The Milton Keynes-based squad was left annoyed over the Monaco Grand Prix weekend when images of its floor and diffuser design were revealed in public as Sergio Perez's crashed car was craned away in qualifying.
Several of Red Bull's competitors have said they have gained important knowledge from the RB19 being on display, with Mercedes admitting it had a "nice clutch" of images that its aerodynamicists were looking at.
Red Bull thinks it will take until around the time of the Japanese Grand Prix for other teams to change designs if they found something interesting with the floor, but it also reckons that simply copying what they have seen will not deliver any progress.
Chief engineer Paul Monaghan said about the floor images being revealed: "It's not great. We don't put our car up [like that], but it has happened and we'll move on.
"But there's a phase lag between people seeing it, getting it onto their car and actually going faster with it. A better description is that an ignorant copy isn't necessarily going to go faster. It has to integrate. And it's not just a bit of floor geometry."
Monaghan said that with it taking many months for design ideas to finding their way onto the car, it could take until October for any copycat concepts to emerge on real cars.
"Our development path is reasonably well laid out in terms of the timings we wish to try to deploy things if they're going to make us go faster," he said.
"If we change someone else's development plan, then we probably increase the phase lag by which they can get it to the car. So around Japan time we'll see where everybody is.
"But we've got to maintain our discipline and our development path. And it's only our car that we can change. We can't influence what those guys do. So, we'll keep plugging away in our own manner and we'll try to be quickest."
As well as the intrigue over its floor design, Red Bull has also seen challengers Mercedes and Ferrari recently switch to its downwash sidepod concept.
Monaghan said that convergence of design was something that had happened for years in F1, so it was nothing to get too excited about.
"We go back to 2009, 2010, 2011, even '14, we were winning races with an overall similar package to that which Mercedes had," he added. "So, we're not immune to doing it.

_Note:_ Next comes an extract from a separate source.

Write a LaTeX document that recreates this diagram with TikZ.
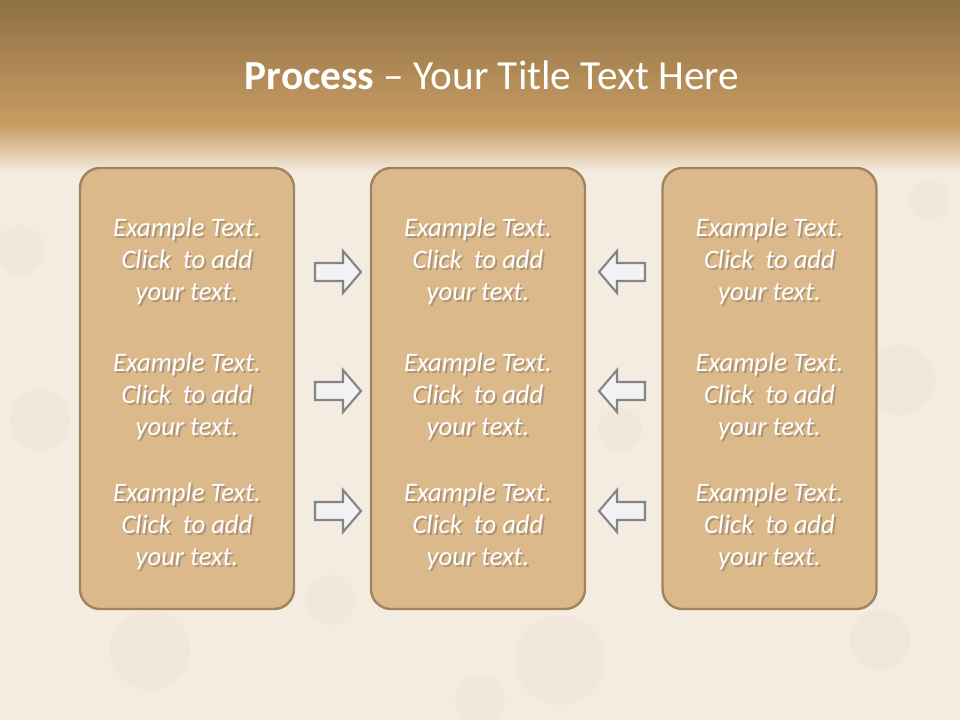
\documentclass[tikz,border=0pt]{standalone}
\usepackage{fontspec}
\setmainfont{Carlito}
\definecolor{bandtop}{HTML}{8E7044}
\definecolor{bandbot}{HTML}{C99D63}
\definecolor{cream}{HTML}{F4ECE1}
\definecolor{cream2}{HTML}{EDE0CE}
\definecolor{boxfill}{HTML}{DBB98B}
\definecolor{boxline}{HTML}{A0845E}
\definecolor{arrfill}{HTML}{F2F2F5}
\definecolor{arrline}{HTML}{858585}
\tikzset{
  stagebox/.style={draw=boxline, line width=1.8pt, fill=boxfill, rounded corners=15pt,
    minimum width=160.5pt, minimum height=330.75pt, inner sep=0pt},
  bodytext/.style={font=\itshape\fontsize{20}{24}\selectfont, text=white, align=center, inner sep=0pt},
  bodyshadow/.style={font=\itshape\fontsize{20}{24}\selectfont, text=black!75, opacity=0.3, align=center, inner sep=0pt},
  blockarrow/.style={draw=arrline, line width=1.6pt, fill=arrfill, line join=miter},
}
\newcommand{\ExText}{Example Text.\\Click\ \ to add\\your text.}
\begin{document}
\begin{tikzpicture}[x=0.75pt,y=-0.75pt]
\useasboundingbox (0,0) rectangle (960,720);
% background
\fill[cream] (0,0) rectangle (960,720);
\shade[top color=bandtop, bottom color=bandbot] (0,0) rectangle (960,126);
\shade[top color=bandbot, bottom color=cream] (0,125.5) rectangle (960,172);
% faint texture blotches
\foreach \x/\y/\r in {40/420/30, 150/650/40, 330/600/25, 560/660/45, 620/430/22, 900/380/35, 880/640/30, 20/250/25, 930/200/20, 480/700/25}
  \fill[cream2, opacity=0.3] (\x,\y) circle[radius=\r];
% title
\node (title) at (492,75) {\fontsize{31}{37}\selectfont\color{white}\textbf{Process} -- Your Title Text Here};
% boxes
\node[stagebox] (boxL) at (187,388.5) {};
\node[stagebox] (boxM) at (478,388.5) {};
\node[stagebox] (boxR) at (769.5,388.5) {};
% texts with soft drop shadow
\foreach \bx/\nm in {187/L, 478/M, 769.5/R}{
  \foreach \by/\k in {261/1, 396/2, 526/3}{
    \node[bodyshadow] (s\nm\k) at (\bx+2,\by+2.5) {\ExText};
    \node[bodytext] (t\nm\k) at (\bx,\by) {\ExText};
  }
}
% right-pointing arrows
\foreach \cy in {272, 391, 511}{
  \draw[blockarrow] (315,\cy-9) -- (343,\cy-9) -- (343,\cy-21) -- (361,\cy) -- (343,\cy+21) -- (343,\cy+9) -- (315,\cy+9) -- cycle;
}
% left-pointing arrows
\foreach \cy in {272, 391, 511}{
  \draw[blockarrow] (645,\cy-9) -- (617,\cy-9) -- (617,\cy-21) -- (599,\cy) -- (617,\cy+21) -- (617,\cy+9) -- (645,\cy+9) -- cycle;
}
\end{tikzpicture}
\end{document}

"Other people will look at our car and try to, if they think they're going to go faster, take influence from it. It's fine.
"Ask McLaren about 2011 and what their car looked like when it was not quick. Then it appeared with some exhaust which looked just like ours, and it was quite quick.
"So, it's happened for many years, and it will carry on. It's a method of levelling the sport. There are no copyrights, are there?"